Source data

........

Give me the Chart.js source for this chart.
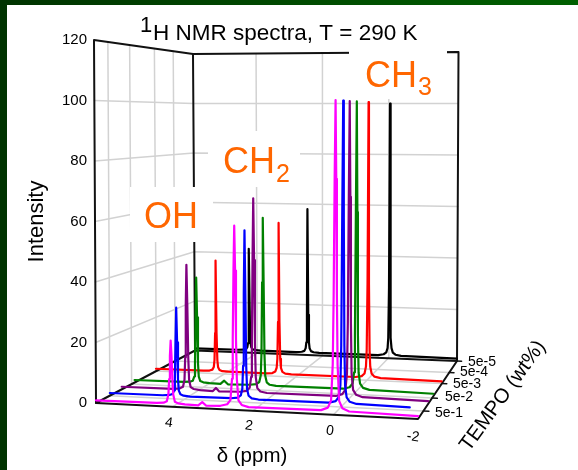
<!DOCTYPE html>
<html><head><meta charset="utf-8">
<script src="https://cdn.jsdelivr.net/npm/chart.js@4"></script>
<style>
html,body{margin:0;padding:0;width:578px;height:470px;overflow:hidden;background:linear-gradient(to right,#003300,#006000)}
#panel{position:absolute;left:7px;top:5px;width:571px;height:465px;background:#fff}
#left{position:absolute;left:0;top:0;width:7px;height:470px;background:#003300}
canvas{position:absolute;left:0;top:0}
</style></head><body>
<div id="left"></div><div id="panel"></div>
<canvas id="c" width="578" height="470"></canvas>
<script>
// ---------- data ----------
const intensityTicks=[20,40,60,80,100];
const ppmTicks=[4,2,0];
const ppmTickLabels=['4','2','0','-2'];
const tempoLabels=['5e-1','5e-2','5e-3','5e-4','5e-5'];
const tempoTickDepths=[0.14,0.36,0.61,0.80,1];

const seriesNames=['black','red','green','purple','blue','magenta'];
const seriesDepths=[1,0.606,0.39,0.26,0.14,0];

const ppmCH2=[2.81,2.64,2.56,2.52,2.50,2.48,2.46,2.44,2.42,2.40,2.36,2.28,2.11];
const ppmCH3=[0.31,0.14,0.06,0.02,0,-0.02,-0.04,-0.06,-0.08,-0.10,-0.14,-0.22,-0.39];

const ppmOHmagenta=[4.39,4.22,4.14,4.10,4.08,4.06,4.04,4.02,4.00,3.98,3.94,3.86,3.69];
const ppmOHblue=[4.55,4.38,4.30,4.26,4.24,4.22,4.20,4.18,4.16,4.14,4.10,4.02,3.85];
const ppmOHpurple=[4.55,4.38,4.30,4.26,4.24,4.22,4.20,4.18,4.16,4.14,4.10,4.02,3.85];
const ppmOHgreen=[4.59,4.42,4.34,4.30,4.28,4.26,4.24,4.22,4.20,4.18,4.14,4.06,3.89];
const ppmOHred=[4.57,4.40,4.32,4.28,4.26,4.24,4.22,4.20,4.18,4.16,4.12,4.04,3.87];
const ppmOHblack=[4.59,4.42,4.34,4.30,4.28,4.26,4.24,4.22,4.20,4.18,4.14,4.06,3.89];

const magentaOH=[1,1.2,1.7,4,9,16.5,21.6,16.5,9,4,1.7,1.2,1];
const magentaCH2=[1.1,1.7,3.1,10,23,45,59.5,45,23,10,3.1,1.7,1.1];
const magentaCH3=[1.3,2.2,4.5,16,38,75,100,75,38,16,4.5,2.2,1.3];
const blueOH=[1,1.2,1.6,2.8,6.7,19,30.6,19,6.7,2.8,1.6,1.2,1];
const blueCH2=[1.1,1.4,2.2,4.4,12,36,57,36,12,4.4,2.2,1.4,1.1];
const blueCH3=[1.2,1.8,3.2,7,20,62,100,62,20,7,3.2,1.8,1.2];
const purpleOH=[1,1.3,1.9,4.3,12,30,43.8,30,12,4.3,1.9,1.3,1];
const purpleCH2=[1.1,1.5,2.6,6.3,18,46,67,46,18,6.3,2.6,1.5,1.1];
const purpleCH3=[1.2,1.9,3.5,9,26,68,100,68,26,9,3.5,1.9,1.2];
const greenOH=[1,1.2,1.6,3.1,8,24,38,24,8,3.1,1.6,1.2,1];
const greenCH2=[1.1,1.4,2.2,4.5,12,37,59.5,37,12,4.5,2.2,1.4,1.1];
const greenCH3=[1.2,1.8,3.2,7,20,62,100,62,20,7,3.2,1.8,1.2];
const redOH=[1,1.1,1.5,2.5,5,15,41.7,15,5,2.5,1.5,1.1,1];
const redCH2=[1,1.2,1.8,3.2,6.5,20,56,20,6.5,3.2,1.8,1.2,1];
const redCH3=[1.1,1.5,2.5,5,11,35,100,35,11,5,2.5,1.5,1.1];
const blackOH=[1,1.1,1.4,2.2,3.8,12,41.7,12,3.8,2.2,1.4,1.1,1];
const blackCH2=[1,1.2,1.6,2.7,5,16,58,16,5,2.7,1.6,1.2,1];
const blackCH3=[1.1,1.5,2.3,4,8,28,100,28,8,4,2.3,1.5,1.1];

const bumpPpmMagenta=[3.36,3.26,3.16], bumpMagenta=[0.9,2.0,0.9];
const bumpPpmPurple=[3.52,3.44,3.36], bumpPurple=[0.9,2.0,0.9];
const bumpPpmGreen=[3.60,3.50,3.40], bumpGreen=[0.9,2.1,0.9];
const baseline=0.9;
const ppmLeft=5.9, ppmRight=-2.1, ppmBlueEnd=-1.75;

const spectra={
 black:{color:'#000000',ppm:[ppmLeft,...ppmOHblack,...ppmCH2,...ppmCH3,ppmRight],y:[baseline,...blackOH,...blackCH2,...blackCH3,baseline]},
 red:{color:'#ff0000',ppm:[ppmLeft,...ppmOHred,...ppmCH2,...ppmCH3,ppmRight],y:[baseline,...redOH,...redCH2,...redCH3,baseline]},
 green:{color:'#008000',ppm:[ppmLeft,...ppmOHgreen,...bumpPpmGreen,...ppmCH2,...ppmCH3,ppmRight],y:[baseline,...greenOH,...bumpGreen,...greenCH2,...greenCH3,baseline]},
 purple:{color:'#800080',ppm:[ppmLeft,...ppmOHpurple,...bumpPpmPurple,...ppmCH2,...ppmCH3,ppmRight],y:[baseline,...purpleOH,...bumpPurple,...purpleCH2,...purpleCH3,baseline]},
 blue:{color:'#0000ff',ppm:[ppmLeft,...ppmOHblue,...ppmCH2,...ppmCH3,ppmBlueEnd],y:[baseline,...blueOH,...blueCH2,...blueCH3,baseline]},
 magenta:{color:'#ff00ff',ppm:[ppmLeft,...ppmOHmagenta,...bumpPpmMagenta,...ppmCH2,...ppmCH3,ppmRight],y:[baseline,...magentaOH,...bumpMagenta,...magentaCH2,...magentaCH3,baseline]}
};

// ---------- 3D view: (ppm, depth, intensity) -> front-plane (ppm, intensity) ----------
const FL=[96,403],FR=[418,419],BL=[195,350.5],BR=[457,361];
const H_FL=3.025,H_FR=3.19,H_BL=2.47,H_BR=2.575;
const LEAN_L=-2,LEAN_R=1.5;
const lerp=(a,b,t)=>a+(b-a)*t;
function proj(ppm,v,I){
  const u=(ppmLeft-ppm)/(ppmLeft-ppmRight);
  const fx=lerp(lerp(FL[0],FR[0],u),lerp(BL[0],BR[0],u),v);
  const fy=lerp(lerp(FL[1],FR[1],u),lerp(BL[1],BR[1],u),v);
  const s=lerp(lerp(H_FL,H_FR,u),lerp(H_BL,H_BR,u),v);
  const px=fx+lerp(LEAN_L,LEAN_R,u)*I/120;
  const py=fy-s*I;
  return {x:ppmLeft-(px-FL[0])/(FR[0]-FL[0])*(ppmLeft-ppmRight),y:(FL[1]-py)/H_FL};
}
const GRID='#d2d2d2',AXIS='#111111';
const datasets=[];
function seg(points,color,width,order){
  datasets.push({data:points.map(p=>proj(p[0],p[1],p[2])),borderColor:color,borderWidth:width,order,
    showLine:true,pointRadius:0,tension:0,clip:false,borderJoinStyle:'round',borderCapStyle:'round',fill:false});
}
// walls and floor grid
intensityTicks.forEach(I=>seg([[ppmLeft,0,I],[ppmLeft,1,I],[ppmRight,1,I]],GRID,1.5,50));
tempoTickDepths.slice(0,4).forEach(v=>{
  seg([[ppmLeft,v,0],[ppmLeft,v,120]],GRID,1.5,50);
  seg([[ppmLeft,v,0],[ppmRight,v,0]],GRID,1.5,50);
});
ppmTicks.forEach(p=>{
  seg([[p,1,0],[p,1,120]],GRID,1.5,50);
  seg([[p,0,0],[p,1,0]],GRID,1.5,50);
});
// box frame
seg([[ppmLeft,0,0],[ppmLeft,0,120],[ppmLeft,1,120],[ppmRight,1,120],[ppmRight,1,0]],AXIS,2,40);
seg([[ppmLeft,1,120],[ppmLeft,1,0]],AXIS,2,40);
const firstAfterBoxes=datasets.length;
seg([[ppmLeft,0,0],[ppmRight,0,0],[ppmRight,1,0],[ppmLeft,1,0],[ppmLeft,0,0]],AXIS,2,30);
tempoTickDepths.forEach(v=>seg([[ppmRight,v,0],[ppmRight-0.14,v,0]],AXIS,1.5,30));
// spectra, back to front
seriesNames.forEach((n,i)=>{
  const s=spectra[n],v=seriesDepths[i];
  seg(s.ppm.map((p,k)=>[p,v,s.y[k]]),s.color,2.2,20-i);
});

const whiteBoxes=[[130,187,83,55],[208,131,92,56],[349,47,98,52]];
const ORANGE='#ff6600';
function txt(c,s,x,y,font,color,rot,align,base){
  c.save();c.translate(x,y);if(rot)c.rotate(rot*Math.PI/180);
  c.font=font;c.fillStyle=color||'#000';c.textAlign=align||'left';c.textBaseline=base||'alphabetic';
  c.fillText(s,0,0);c.restore();
}
const F='"Liberation Sans",Arial,sans-serif';
const plugin={id:'view3d',
 beforeDatasetDraw(chart,args){
  if(args.index===firstAfterBoxes){
    const c=chart.ctx;c.save();c.fillStyle='#fff';
    whiteBoxes.forEach(b=>c.fillRect(b[0],b[1],b[2],b[3]));c.restore();
  }
 },
 afterDatasetsDraw(chart){
  const c=chart.ctx;
  txt(c,'1',140,32,'22px '+F,'#000');
  txt(c,'H NMR spectra, T = 290 K',153,40,'22.5px '+F,'#000');
  txt(c,'OH',144,228,'36px '+F,ORANGE);
  txt(c,'CH',223,173,'36px '+F,ORANGE);
  txt(c,'2',276,182,'25px '+F,ORANGE);
  txt(c,'CH',365,87,'36px '+F,ORANGE);
  txt(c,'3',418,95,'25px '+F,ORANGE);
  const bx=[169,249,330,413],by=[423,426,431,437];
  ppmTickLabels.forEach((t,i)=>txt(c,t,bx[i],by[i],'14px '+F,'#000',8,'center','middle'));
  const tx=[449,459,467,474,482],ty=[413,397,384,372,362];
  tempoLabels.forEach((t,i)=>txt(c,t,tx[i],ty[i],'14px '+F,'#000',0,'center','middle'));
  txt(c,'\u03b4 (ppm)',252,456,'20.5px '+F,'#000',0,'center','middle');
  txt(c,'TEMPO (wt%)',503,396,'20.5px '+F,'#000',-54,'center','middle');
 }
};
new Chart(document.getElementById('c'),{
 type:'scatter',
 data:{datasets},
 plugins:[plugin],
 options:{
  responsive:false,animation:false,
  layout:{padding:{left:0,right:160,top:40,bottom:67}},
  plugins:{legend:{display:false},tooltip:{enabled:false},title:{display:false}},
  scales:{
   x:{type:'linear',reverse:true,min:ppmRight,max:ppmLeft,display:false},
   y:{type:'linear',min:0,max:120,
      afterFit(s){s.width=96},
      grid:{display:false,drawTicks:false},border:{display:false},
      ticks:{stepSize:20,color:'#000',padding:9,font:{size:15,family:F}},
      title:{display:true,text:'Intensity',color:'#000',font:{size:22,family:F},padding:{top:24,bottom:0}}}
  }
 }
});
</script>
</body></html>
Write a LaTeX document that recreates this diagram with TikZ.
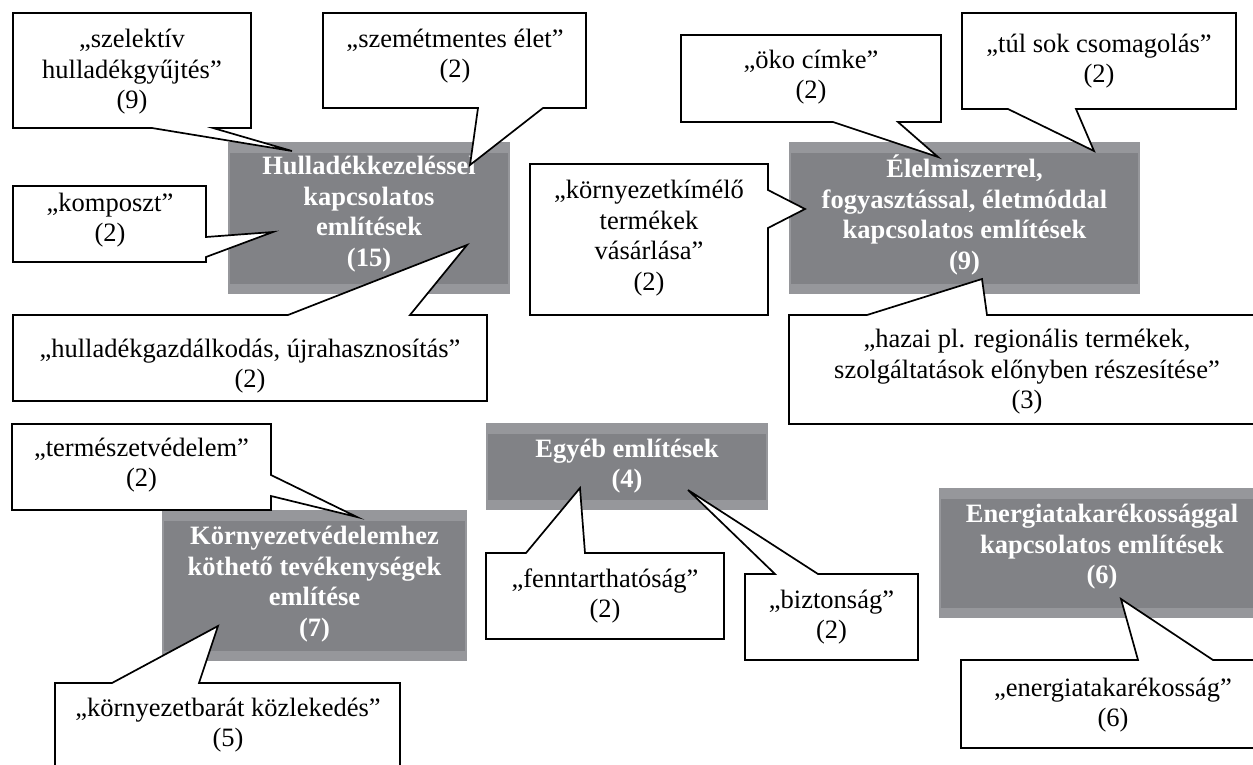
\documentclass[tikz,border=0pt]{standalone}
\usepackage{fontspec}
\setmainfont{Liberation Serif}
\definecolor{boxouter}{RGB}{150,151,155}
\definecolor{boxinner}{RGB}{129,130,134}
\tikzset{
  gbox/.style={rectangle, fill=boxouter, draw=none, inner sep=0pt},
  gtext/.style={text=white, font=\fontsize{26.5}{30.5}\selectfont\bfseries, align=center, inner sep=0pt},
  ctext/.style={text=black, font=\fontsize{26.5}{30.5}\selectfont, align=center, inner sep=0pt},
  callout/.style={fill=white, draw=black, line width=1.7pt, line join=miter},
}
\newcommand{\greybox}[4]{%
  % #1 name, #2 centre, #3 width, #4 height
  \node[gbox, minimum width=#3pt, minimum height=#4pt] (#1) at (#2) {};
  \fill[boxinner] ([xshift=2pt,yshift=-11pt]#1.north west) rectangle ([xshift=-2pt,yshift=10pt]#1.south east);
}
\begin{document}
\begin{tikzpicture}[x=1pt,y=-1pt]
\useasboundingbox (0,0) rectangle (1253,764);
\clip (0,0) rectangle (1253,764);
\fill[white] (0,0) rectangle (1253,764);

% ---------- grey category boxes ----------
\greybox{g1}{369,218}{282}{152}
\node[gtext] (t1) at (369,214) {Hulladékkezeléssel\\kapcsolatos\\említések\\(15)};

\greybox{g2}{964.5,218}{351}{152}
\node[gtext] (t2) at (964.5,215) {Élelmiszerrel,\\fogyasztással, életmóddal\\kapcsolatos említések\\(9)};

\greybox{g3}{627,466.5}{282}{87}
\node[gtext] (t3) at (627,466) {Egyéb említések\\(4)};

\greybox{g4}{314.5,585.5}{305}{151}
\node[gtext] (t4) at (314.5,584) {Környezetvédelemhez\\köthető tevékenységek\\említése\\(7)};

\greybox{g5}{1102,553}{326}{130}
\node[gtext] (t5) at (1102,547) {Energiatakarékossággal\\kapcsolatos említések\\(6)};

% ---------- callouts ----------
% szelektív
\coordinate (p1) at (292,151);
\path[callout] (13,13) -- (251,13) -- (251,128) -- (213,128) -- (p1) -- (152,128) -- (13,128) -- cycle;
\node[ctext] (c1) at (132,72) {„szelektív\\hulladékgyűjtés”\\(9)};

% szemétmentes
\coordinate (p2) at (470,165);
\path[callout] (323,13) -- (586,13) -- (586,108) -- (543,108) -- (p2) -- (478,108) -- (323,108) -- cycle;
\node[ctext] (c2) at (455,56) {„szemétmentes élet”\\(2)};

% komposzt
\coordinate (p3) at (273,232);
\path[callout] (13,186) -- (206,186) -- (206,237) -- (p3) -- (206,257) -- (206,262) -- (13,262) -- cycle;
\node[ctext] (c3) at (110,220) {„komposzt”\\(2)};

% hulladékgazdálkodás
\coordinate (p4) at (467,245);
\path[callout] (13,315) -- (288,315) -- (p4) -- (410,315) -- (487,315) -- (487,401) -- (13,401) -- cycle;
\node[ctext] (c4) at (250,366) {„hulladékgazdálkodás, újrahasznosítás”\\(2)};

% környezetkímélő
\coordinate (p5) at (805,209);
\path[callout] (530,164) -- (768,164) -- (768,190) -- (p5) -- (768,228) -- (768,315) -- (530,315) -- cycle;
\node[ctext] (c5) at (649,238) {„környezetkímélő\\termékek\\vásárlása”\\(2)};

% öko címke
\coordinate (p6) at (938,157);
\path[callout] (681,35) -- (941,35) -- (941,122) -- (898,122) -- (p6) -- (833,122) -- (681,122) -- cycle;
\node[ctext] (c6) at (811,77) {„öko címke”\\(2)};

% túl sok csomagolás
\coordinate (p7) at (1094,151);
\path[callout] (962,13) -- (1236,13) -- (1236,109) -- (1076,109) -- (p7) -- (1008,109) -- (962,109) -- cycle;
\node[ctext] (c7) at (1099,61) {„túl sok csomagolás”\\(2)};

% hazai
\coordinate (p8) at (982,279);
\path[callout] (789,315) -- (867,315) -- (p8) -- (987,315) -- (1265,315) -- (1265,424) -- (789,424) -- cycle;
\node[ctext] (c8) at (1027,372) {„hazai pl. regionális termékek,\\szolgáltatások előnyben részesítése”\\(3)};

% természetvédelem
\coordinate (p9) at (357,517);
\path[callout] (12,424) -- (271,424) -- (271,475) -- (p9) -- (271,496) -- (271,510) -- (12,510) -- cycle;
\node[ctext] (c9) at (141.5,465) {„természetvédelem”\\(2)};

% környezetbarát közlekedés
\coordinate (p10) at (218,626);
\path[callout] (55,683) -- (112,683) -- (p10) -- (199,683) -- (400,683) -- (400,780) -- (55,780) -- cycle;
\node[ctext] (c10) at (228,725) {„környezetbarát közlekedés”\\(5)};

% fenntarthatóság
\coordinate (p11) at (580,488);
\path[callout] (486,553) -- (526,553) -- (p11) -- (585,553) -- (724,553) -- (724,639) -- (486,639) -- cycle;
\node[ctext] (c11) at (605,596) {„fenntarthatóság”\\(2)};

% biztonság
\coordinate (p12) at (688,490);
\path[callout] (745,574) -- (775,574) -- (p12) -- (818,574) -- (918,574) -- (918,660) -- (745,660) -- cycle;
\node[ctext] (c12) at (831.5,617) {„biztonság”\\(2)};

% energiatakarékosság
\coordinate (p13) at (1121,599);
\path[callout] (961,660) -- (1138,660) -- (p13) -- (1213,660) -- (1265,660) -- (1265,748) -- (961,748) -- cycle;
\node[ctext] (c13) at (1113,705) {„energiatakarékosság”\\(6)};

\end{tikzpicture}
\end{document}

........

Exactly as they appear, write out the lines from the one containing "Write a LaTeX" down to the one containing "(c1) at (132,72)", both included. Pictures are left out.

CORRECT RESPONSE
Write a LaTeX document that recreates this diagram with TikZ.
\documentclass[tikz,border=0pt]{standalone}
\usepackage{fontspec}
\setmainfont{Liberation Serif}
\definecolor{boxouter}{RGB}{150,151,155}
\definecolor{boxinner}{RGB}{129,130,134}
\tikzset{
  gbox/.style={rectangle, fill=boxouter, draw=none, inner sep=0pt},
  gtext/.style={text=white, font=\fontsize{26.5}{30.5}\selectfont\bfseries, align=center, inner sep=0pt},
  ctext/.style={text=black, font=\fontsize{26.5}{30.5}\selectfont, align=center, inner sep=0pt},
  callout/.style={fill=white, draw=black, line width=1.7pt, line join=miter},
}
\newcommand{\greybox}[4]{%
  % #1 name, #2 centre, #3 width, #4 height
  \node[gbox, minimum width=#3pt, minimum height=#4pt] (#1) at (#2) {};
  \fill[boxinner] ([xshift=2pt,yshift=-11pt]#1.north west) rectangle ([xshift=-2pt,yshift=10pt]#1.south east);
}
\begin{document}
\begin{tikzpicture}[x=1pt,y=-1pt]
\useasboundingbox (0,0) rectangle (1253,764);
\clip (0,0) rectangle (1253,764);
\fill[white] (0,0) rectangle (1253,764);

% ---------- grey category boxes ----------
\greybox{g1}{369,218}{282}{152}
\node[gtext] (t1) at (369,214) {Hulladékkezeléssel\\kapcsolatos\\említések\\(15)};

\greybox{g2}{964.5,218}{351}{152}
\node[gtext] (t2) at (964.5,215) {Élelmiszerrel,\\fogyasztással, életmóddal\\kapcsolatos említések\\(9)};

\greybox{g3}{627,466.5}{282}{87}
\node[gtext] (t3) at (627,466) {Egyéb említések\\(4)};

\greybox{g4}{314.5,585.5}{305}{151}
\node[gtext] (t4) at (314.5,584) {Környezetvédelemhez\\köthető tevékenységek\\említése\\(7)};

\greybox{g5}{1102,553}{326}{130}
\node[gtext] (t5) at (1102,547) {Energiatakarékossággal\\kapcsolatos említések\\(6)};

% ---------- callouts ----------
% szelektív
\coordinate (p1) at (292,151);
\path[callout] (13,13) -- (251,13) -- (251,128) -- (213,128) -- (p1) -- (152,128) -- (13,128) -- cycle;
\node[ctext] (c1) at (132,72) {„szelektív\\hulladékgyűjtés”\\(9)};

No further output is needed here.